Aliados a esse métodos, os princípios de interpretação constitucional também são preceitos importantes que auxiliam o exegeta e o operador do direito quando da aplicação das normas da Constituição aos casos concretos.
Considerado por muitos um princípio de interpretação constitucional e, por outros, uma técnica utilizada no âmbito do controle de constitucionalidade, a interpretação conforme a Constituição surge como importante mecanismo da hermenêutica constitucional. Com o objetivo de conferir permanência às leis do ordenamento jurídico, a interpretação conforme garante que, caso aquelas possuam um significado que esteja de acordo com as demais normas da Constituição, não devem ser declaradas inconstitucionais.
Todavia, essa prática possui alguns limites que devem se observados pelo Poder Judiciário.
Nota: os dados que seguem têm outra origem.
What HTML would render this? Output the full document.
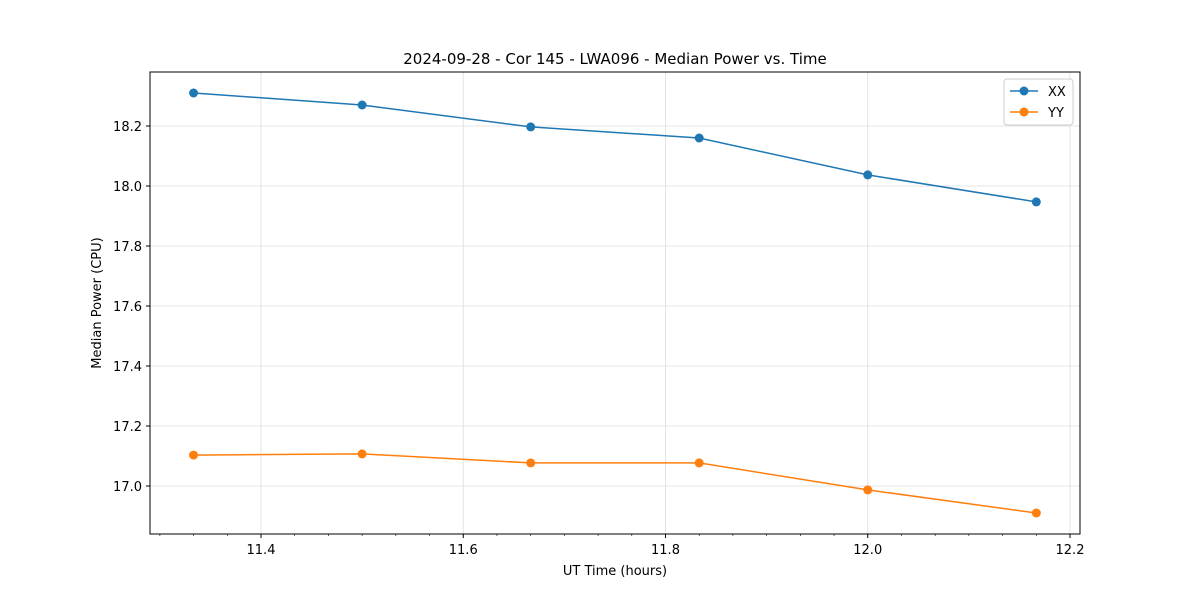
<!DOCTYPE html>
<html><head><meta charset="utf-8"><style>
body{margin:0;background:#fff;font-family:"Liberation Sans","DejaVu Sans",sans-serif}
</style></head><body>
<svg id="chart" width="1200" height="600" xmlns="http://www.w3.org/2000/svg" font-family="'DejaVu Sans','Liberation Sans',sans-serif">
<rect width="1200" height="600" fill="#fff"/>
<text x="615" y="64" text-anchor="middle" font-size="15">2024-09-28 - Cor 145 - LWA096 - Median Power vs. Time</text>
<g id="grid"></g><g id="axes"></g><g id="series"></g>
<text x="615" y="575" text-anchor="middle" font-size="13">UT Time (hours)</text>
<text transform="translate(101,303) rotate(-90)" text-anchor="middle" font-size="13">Median Power (CPU)</text>
<g>
<rect x="1004" y="79" width="69" height="46" fill="#fff" stroke="#ccc" rx="3"/>
<line x1="1010" y1="91" x2="1038" y2="91" stroke="#1f77b4" stroke-width="1.5"/><circle cx="1024" cy="91" r="4.5" fill="#1f77b4"/>
<text x="1048" y="96" font-size="13">XX</text>
<line x1="1010" y1="112" x2="1038" y2="112" stroke="#ff7f0e" stroke-width="1.5"/><circle cx="1024" cy="112" r="4.5" fill="#ff7f0e"/>
<text x="1048" y="117" font-size="13">YY</text>
</g>
</svg>
<script>
const times=[11.3333,11.5,11.6667,11.8333,12.0,12.1667];
const xxValues=[18.31,18.27,18.197,18.16,18.037,17.947];
const yyValues=[17.103,17.107,17.077,17.077,16.987,16.91];
const xTicks=[11.4,11.6,11.8,12.0,12.2];
const yTicks=[17.0,17.2,17.4,17.6,17.8,18.0,18.2];
const L=150,R=1080,T=72,B=534;
const xs=v=>261+(v-11.4)*1011.25;
const ys=v=>126+(18.2-v)*300;
const NS="http://www.w3.org/2000/svg";
function mk(tag,at,parent){const e=document.createElementNS(NS,tag);for(const k in at)e.setAttribute(k,at[k]);document.getElementById(parent).appendChild(e);return e;}
for(let i=0;i<=28;i++){const x=xs(11.3+i/30);if(x<L||x>R)continue;
 const t=mk('line',{x1:x,x2:x,y1:B,y2:B+2,stroke:'#000','stroke-width':0.6},'axes');
 
 }
xTicks.forEach(v=>{const x=xs(v);
 const g=mk('line',{x1:x,x2:x,y1:T,y2:B,stroke:'#dcdcdc','stroke-width':0.8},'grid');
 
 
 const t=mk('line',{x1:x,x2:x,y1:B,y2:B+4,stroke:'#000'},'axes');
 
 
 const l=mk('text',{x:x,y:B+20,'text-anchor':'middle','font-size':13},'axes');l.textContent=v.toFixed(1);
 
 });
yTicks.forEach(v=>{const y=ys(v);
 const g=mk('line',{x1:L,x2:R,y1:y,y2:y,stroke:'#dcdcdc','stroke-width':0.8},'grid');
 
 
 const t=mk('line',{x1:L-4,x2:L,y1:y,y2:y,stroke:'#000'},'axes');
 
 
 const l=mk('text',{x:L-8,y:y+5,'text-anchor':'end','font-size':13},'axes');l.textContent=v.toFixed(1);
 
 });
const fr=mk('rect',{x:L,y:T,width:R-L,height:B-T,fill:'none',stroke:'#000','stroke-width':1},'axes');


[[xxValues,'#1f77b4','xx'],[yyValues,'#ff7f0e','yy']].forEach(([vals,c,n])=>{
 const p=mk('polyline',{points:vals.map((v,i)=>xs(times[i])+','+ys(v)).join(' '),fill:'none',stroke:c,'stroke-width':1.5},'series');
 
 
 vals.forEach((v,i)=>{const d=mk('circle',{cx:xs(times[i]),cy:ys(v),r:4.5,fill:c},'series');
  
  });
});
</script>
</body></html>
Com efeito, somente as normas polissêmicas ou plurissignificativas dão margem a essa interpretação conforme. Ademais, o magistrado deve observar as finalidades da lei, isto é, os objetivos pretendidos pelo legislador positivo.
O Supremo Tribunal Federal há muito vem adotando essa técnica em sede de controle abstrato e incidental de constitucionalidade. Por vezes, o Supremo possui entendimento no sentido da aplicação da técnica, em outras situações, pela sua não aplicação e, em algumas, até mesmo excede os limites dessa interpretação.
Conforme exposto, a jurisprudência do STF ainda não se mostra uniforme e consolidada quanto à aplicação da técnica da interpretação conforme a Constituição. Desse modo, tendo em vista sua importância para a unidade do ordenamento jurídico brasileiro, constata-se a necessidade de que o tema seja objeto de discussões e análises, tanto por parte da jurisprudência como também por parte da doutrina, para que seja aplicado da forma mais adequada à interpretação do texto constitucional.